## WHAT THE TASK REQUIRES
Quote the entries in full, character for character, without their images.

## PROVIDED INFORMATION

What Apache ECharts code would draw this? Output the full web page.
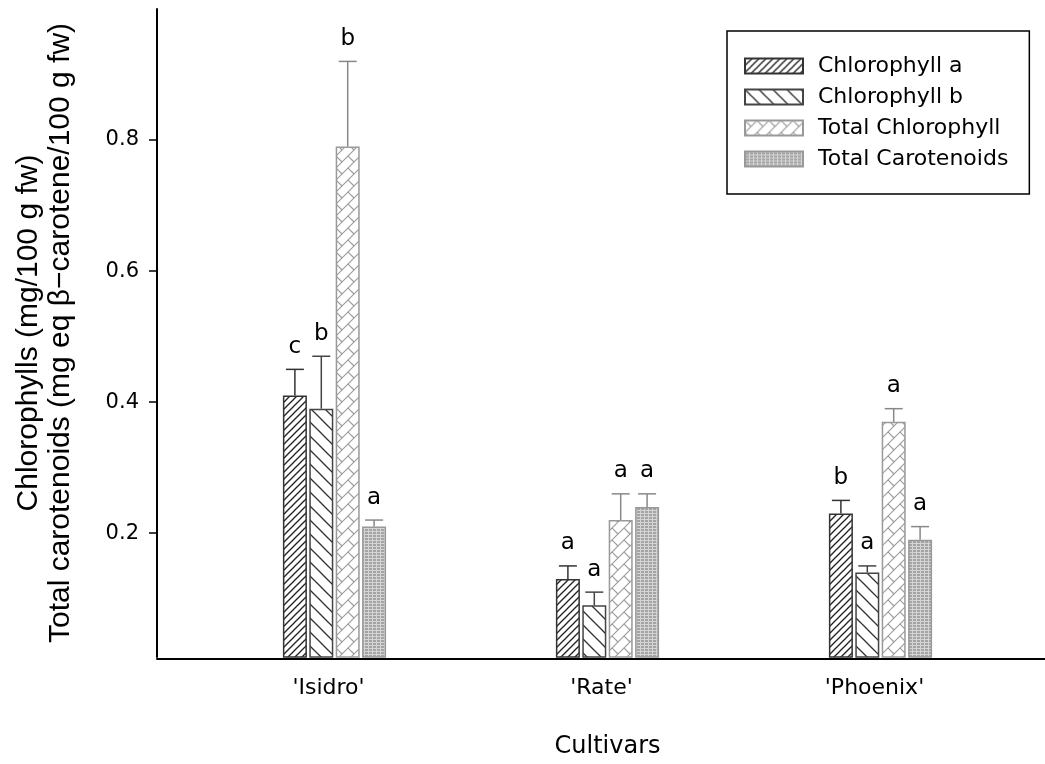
<!DOCTYPE html>
<html>
<head>
<meta charset="utf-8">
<script src="https://cdn.jsdelivr.net/npm/echarts@6/dist/echarts.min.js"></script>
<style>
html,body{margin:0;padding:0;background:#fff;}
#chart{width:1045px;height:764px;}
</style>
</head>
<body>
<div id="chart"></div>
<script>
// ---- data ----
const categories = ["'Isidro'", "'Rate'", "'Phoenix'"];
const seriesNames = ['Chlorophyll a', 'Chlorophyll b', 'Total Chlorophyll', 'Total Carotenoids'];
const chlA = [0.41, 0.13, 0.23];
const chlB = [0.39, 0.09, 0.14];
const totChl = [0.79, 0.22, 0.37];
const totCar = [0.21, 0.24, 0.19];
const errA = [0.04, 0.02, 0.02];
const errB = [0.08, 0.02, 0.01];
const errTot = [0.13, 0.04, 0.02];
const errCar = [0.01, 0.02, 0.02];
const lettersA = ['c', 'a', 'b'];
const lettersB = ['b', 'a', 'a'];
const lettersTot = ['b', 'a', 'a'];
const lettersCar = ['a', 'a', 'a'];
const yTicks = [0.2, 0.4, 0.6, 0.8];
const yMin = 0.011, yMax = 1.0;

// ---- styles ----
const FONT = 'DejaVu Sans';
const BAR_W = 24, GAP_FR = 0.1;

function pat(w, h, draw) {
  const c = document.createElement('canvas');
  c.width = w; c.height = h;
  const g = c.getContext('2d');
  draw(g, w, h);
  return { image: c, repeat: 'repeat' };
}
function seg(g, x1, y1, x2, y2) { g.beginPath(); g.moveTo(x1, y1); g.lineTo(x2, y2); g.stroke(); }

const patA = pat(7, 7, (g, w, h) => {
  g.fillStyle = '#fff'; g.fillRect(0, 0, w, h);
  g.strokeStyle = '#222'; g.lineWidth = 1.3;
  seg(g, -1, h + 1, w + 1, -1); seg(g, -2, 2, 2, -2); seg(g, w - 2, h + 2, w + 2, h - 2);
});
const patB = pat(14, 14, (g, w, h) => {
  g.fillStyle = '#fff'; g.fillRect(0, 0, w, h);
  g.strokeStyle = '#333'; g.lineWidth = 1.3;
  seg(g, -1, -1, w + 1, h + 1); seg(g, -2, h - 2, 2, h + 2); seg(g, w - 2, -2, w + 2, 2);
});
const patTot = pat(12, 12, (g, w, h) => {
  g.fillStyle = '#fff'; g.fillRect(0, 0, w, h);
  g.strokeStyle = '#9a9a9a'; g.lineWidth = 1.1;
  seg(g, -1, h + 1, w + 1, -1); seg(g, -2, 2, 2, -2); seg(g, w - 2, h + 2, w + 2, h - 2);
  seg(g, 0, 0, w / 2, h / 2);
});
const patCar = pat(4, 3, (g, w, h) => {
  g.fillStyle = '#a4a4a4'; g.fillRect(0, 0, w, h);
  g.fillStyle = '#d4d4d4'; g.fillRect(0, 0, 1, h); g.fillRect(0, 0, w, 1);
});

const fills = [patA, patB, patTot, patCar];
const borders = ['#333', '#444', '#999', '#999'];
const errColors = ['#333', '#444', '#888', '#888'];
const values = [chlA, chlB, totChl, totCar];
const errs = [errA, errB, errTot, errCar];
const letters = [lettersA, lettersB, lettersTot, lettersCar];

const barSeries = seriesNames.map((name, si) => ({
  name, type: 'bar', xAxisIndex: 0, yAxisIndex: 0,
  barWidth: BAR_W, barGap: (GAP_FR * 100) + '%',
  data: values[si],
  itemStyle: { color: fills[si], borderColor: borders[si], borderWidth: 1.5 },
  z: 2
}));

const errSeries = seriesNames.map((name, si) => ({
  type: 'custom', xAxisIndex: 0, yAxisIndex: 0, z: 3,
  data: categories.map((c, i) => [i, values[si][i], values[si][i] + errs[si][i], letters[si][i]]),
  renderItem: (params, api) => {
    const ci = api.value(0);
    const base = api.coord([ci, api.value(1)]);
    const top = api.coord([ci, api.value(2)]);
    const cx = base[0] + (si - 1.5) * BAR_W * (1 + GAP_FR);
    const st = { stroke: errColors[si], lineWidth: 1.5 };
    return {
      type: 'group', children: [
        { type: 'line', shape: { x1: cx, y1: base[1], x2: cx, y2: top[1] }, style: st },
        { type: 'line', shape: { x1: cx - 9, y1: top[1], x2: cx + 9, y2: top[1] }, style: st },
        { type: 'text', x: cx, y: top[1] - 11, style: { text: letters[si][params.dataIndex], fill: '#000', font: '23px "' + FONT + '"', align: 'center', verticalAlign: 'bottom' } }
      ]
    };
  }
}));

const chart = echarts.init(document.getElementById('chart'), null, { renderer: 'canvas' });
chart.setOption({
  animation: false,
  backgroundColor: '#fff',
  grid: [
    { left: 198, right: 28, top: 9, bottom: 105 },
    { left: 157, right: 0, top: 9, bottom: 105 }
  ],
  legend: {
    data: seriesNames, orient: 'vertical', left: 727, top: 31,
    itemWidth: 58, itemHeight: 15, itemGap: 9,
    padding: [24, 21, 24, 17],
    borderColor: '#000', borderWidth: 1.5,
    icon: 'rect',
    textStyle: { fontFamily: FONT, fontSize: 22, color: '#000', padding: [0, 0, 0, 10] }
  },
  xAxis: [
    {
      type: 'category', gridIndex: 0, data: categories, z: 5,
      axisLine: { show: false },
      axisTick: { show: true, inside: true, length: 2, lineStyle: { color: '#fff', width: 1 } },
      axisLabel: { fontFamily: FONT, fontSize: 22, color: '#000', margin: 20, padding: [0, 12, 0, 0] },
      name: 'Cultivars', nameLocation: 'middle', nameGap: 78,
      nameTextStyle: { fontFamily: FONT, fontSize: 24, color: '#000' }
    },
    {
      type: 'value', gridIndex: 1, min: 0, max: 1,
      axisLine: { show: true, lineStyle: { color: '#000', width: 2 } },
      axisTick: { show: false }, axisLabel: { show: false }, splitLine: { show: false }
    }
  ],
  yAxis: [
    {
      type: 'value', gridIndex: 0, min: yMin, max: yMax, offset: 41,
      axisLine: { show: true, lineStyle: { color: '#000', width: 2 } },
      axisTick: { show: true, length: 8, customValues: yTicks, lineStyle: { color: '#000', width: 1.5 } },
      axisLabel: { customValues: yTicks, fontFamily: FONT, fontSize: 21, color: '#000', margin: 18 },
      splitLine: { show: false },
      name: 'Chlorophylls (mg/100 g fw)\nTotal carotenoids (mg eq β\u2212carotene/100 g fw)',
      nameLocation: 'middle', nameGap: 80,
      nameTextStyle: { fontFamily: 'Liberation Sans', fontSize: 30, lineHeight: 32, color: '#000' }
    },
    { type: 'value', gridIndex: 1, min: 0, max: 1, show: false }
  ],
  series: [...barSeries, ...errSeries]
});
</script>
</body>
</html>
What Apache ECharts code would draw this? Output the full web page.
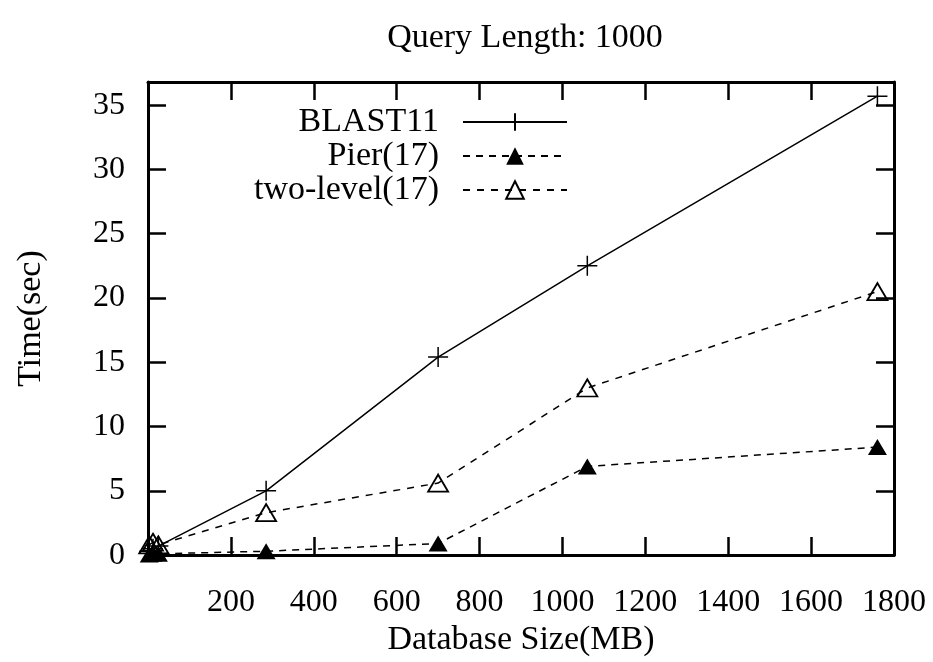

## ANSWER BELOW
What Apache ECharts code would draw this? Output the full web page.
<!DOCTYPE html>
<html>
<head>
<meta charset="utf-8">
<script src="https://cdn.jsdelivr.net/npm/echarts@6/dist/echarts.min.js"></script>
<style>
html,body{margin:0;padding:0;background:#fff;}
#chart{width:1045px;height:764px;}
</style>
</head>
<body>
<div id="chart"></div>
<script>
// ---- data ----
const categories = ["'Isidro'", "'Rate'", "'Phoenix'"];
const seriesNames = ['Chlorophyll a', 'Chlorophyll b', 'Total Chlorophyll', 'Total Carotenoids'];
const chlA = [0.41, 0.13, 0.23];
const chlB = [0.39, 0.09, 0.14];
const totChl = [0.79, 0.22, 0.37];
const totCar = [0.21, 0.24, 0.19];
const errA = [0.04, 0.02, 0.02];
const errB = [0.08, 0.02, 0.01];
const errTot = [0.13, 0.04, 0.02];
const errCar = [0.01, 0.02, 0.02];
const lettersA = ['c', 'a', 'b'];
const lettersB = ['b', 'a', 'a'];
const lettersTot = ['b', 'a', 'a'];
const lettersCar = ['a', 'a', 'a'];
const yTicks = [0.2, 0.4, 0.6, 0.8];
const yMin = 0.011, yMax = 1.0;

// ---- styles ----
const FONT = 'DejaVu Sans';
const BAR_W = 24, GAP_FR = 0.1;

function pat(w, h, draw) {
  const c = document.createElement('canvas');
  c.width = w; c.height = h;
  const g = c.getContext('2d');
  draw(g, w, h);
  return { image: c, repeat: 'repeat' };
}
function seg(g, x1, y1, x2, y2) { g.beginPath(); g.moveTo(x1, y1); g.lineTo(x2, y2); g.stroke(); }

const patA = pat(7, 7, (g, w, h) => {
  g.fillStyle = '#fff'; g.fillRect(0, 0, w, h);
  g.strokeStyle = '#222'; g.lineWidth = 1.3;
  seg(g, -1, h + 1, w + 1, -1); seg(g, -2, 2, 2, -2); seg(g, w - 2, h + 2, w + 2, h - 2);
});
const patB = pat(14, 14, (g, w, h) => {
  g.fillStyle = '#fff'; g.fillRect(0, 0, w, h);
  g.strokeStyle = '#333'; g.lineWidth = 1.3;
  seg(g, -1, -1, w + 1, h + 1); seg(g, -2, h - 2, 2, h + 2); seg(g, w - 2, -2, w + 2, 2);
});
const patTot = pat(12, 12, (g, w, h) => {
  g.fillStyle = '#fff'; g.fillRect(0, 0, w, h);
  g.strokeStyle = '#9a9a9a'; g.lineWidth = 1.1;
  seg(g, -1, h + 1, w + 1, -1); seg(g, -2, 2, 2, -2); seg(g, w - 2, h + 2, w + 2, h - 2);
  seg(g, 0, 0, w / 2, h / 2);
});
const patCar = pat(4, 3, (g, w, h) => {
  g.fillStyle = '#a4a4a4'; g.fillRect(0, 0, w, h);
  g.fillStyle = '#d4d4d4'; g.fillRect(0, 0, 1, h); g.fillRect(0, 0, w, 1);
});

const fills = [patA, patB, patTot, patCar];
const borders = ['#333', '#444', '#999', '#999'];
const errColors = ['#333', '#444', '#888', '#888'];
const values = [chlA, chlB, totChl, totCar];
const errs = [errA, errB, errTot, errCar];
const letters = [lettersA, lettersB, lettersTot, lettersCar];

const barSeries = seriesNames.map((name, si) => ({
  name, type: 'bar', xAxisIndex: 0, yAxisIndex: 0,
  barWidth: BAR_W, barGap: (GAP_FR * 100) + '%',
  data: values[si],
  itemStyle: { color: fills[si], borderColor: borders[si], borderWidth: 1.5 },
  z: 2
}));

const errSeries = seriesNames.map((name, si) => ({
  type: 'custom', xAxisIndex: 0, yAxisIndex: 0, z: 3,
  data: categories.map((c, i) => [i, values[si][i], values[si][i] + errs[si][i], letters[si][i]]),
  renderItem: (params, api) => {
    const ci = api.value(0);
    const base = api.coord([ci, api.value(1)]);
    const top = api.coord([ci, api.value(2)]);
    const cx = base[0] + (si - 1.5) * BAR_W * (1 + GAP_FR);
    const st = { stroke: errColors[si], lineWidth: 1.5 };
    return {
      type: 'group', children: [
        { type: 'line', shape: { x1: cx, y1: base[1], x2: cx, y2: top[1] }, style: st },
        { type: 'line', shape: { x1: cx - 9, y1: top[1], x2: cx + 9, y2: top[1] }, style: st },
        { type: 'text', x: cx, y: top[1] - 11, style: { text: letters[si][params.dataIndex], fill: '#000', font: '23px "' + FONT + '"', align: 'center', verticalAlign: 'bottom' } }
      ]
    };
  }
}));

const chart = echarts.init(document.getElementById('chart'), null, { renderer: 'canvas' });
chart.setOption({
  animation: false,
  backgroundColor: '#fff',
  grid: [
    { left: 198, right: 28, top: 9, bottom: 105 },
    { left: 157, right: 0, top: 9, bottom: 105 }
  ],
  legend: {
    data: seriesNames, orient: 'vertical', left: 727, top: 31,
    itemWidth: 58, itemHeight: 15, itemGap: 9,
    padding: [24, 21, 24, 17],
    borderColor: '#000', borderWidth: 1.5,
    icon: 'rect',
    textStyle: { fontFamily: FONT, fontSize: 22, color: '#000', padding: [0, 0, 0, 10] }
  },
  xAxis: [
    {
      type: 'category', gridIndex: 0, data: categories, z: 5,
      axisLine: { show: false },
      axisTick: { show: true, inside: true, length: 2, lineStyle: { color: '#fff', width: 1 } },
      axisLabel: { fontFamily: FONT, fontSize: 22, color: '#000', margin: 20, padding: [0, 12, 0, 0] },
      name: 'Cultivars', nameLocation: 'middle', nameGap: 78,
      nameTextStyle: { fontFamily: FONT, fontSize: 24, color: '#000' }
    },
    {
      type: 'value', gridIndex: 1, min: 0, max: 1,
      axisLine: { show: true, lineStyle: { color: '#000', width: 2 } },
      axisTick: { show: false }, axisLabel: { show: false }, splitLine: { show: false }
    }
  ],
  yAxis: [
    {
      type: 'value', gridIndex: 0, min: yMin, max: yMax, offset: 41,
      axisLine: { show: true, lineStyle: { color: '#000', width: 2 } },
      axisTick: { show: true, length: 8, customValues: yTicks, lineStyle: { color: '#000', width: 1.5 } },
      axisLabel: { customValues: yTicks, fontFamily: FONT, fontSize: 21, color: '#000', margin: 18 },
      splitLine: { show: false },
      name: 'Chlorophylls (mg/100 g fw)\nTotal carotenoids (mg eq β\u2212carotene/100 g fw)',
      nameLocation: 'middle', nameGap: 80,
      nameTextStyle: { fontFamily: 'Liberation Sans', fontSize: 30, lineHeight: 32, color: '#000' }
    },
    { type: 'value', gridIndex: 1, min: 0, max: 1, show: false }
  ],
  series: [...barSeries, ...errSeries]
});
</script>
</body>
</html>
What Apache ECharts code would draw this? Output the full web page.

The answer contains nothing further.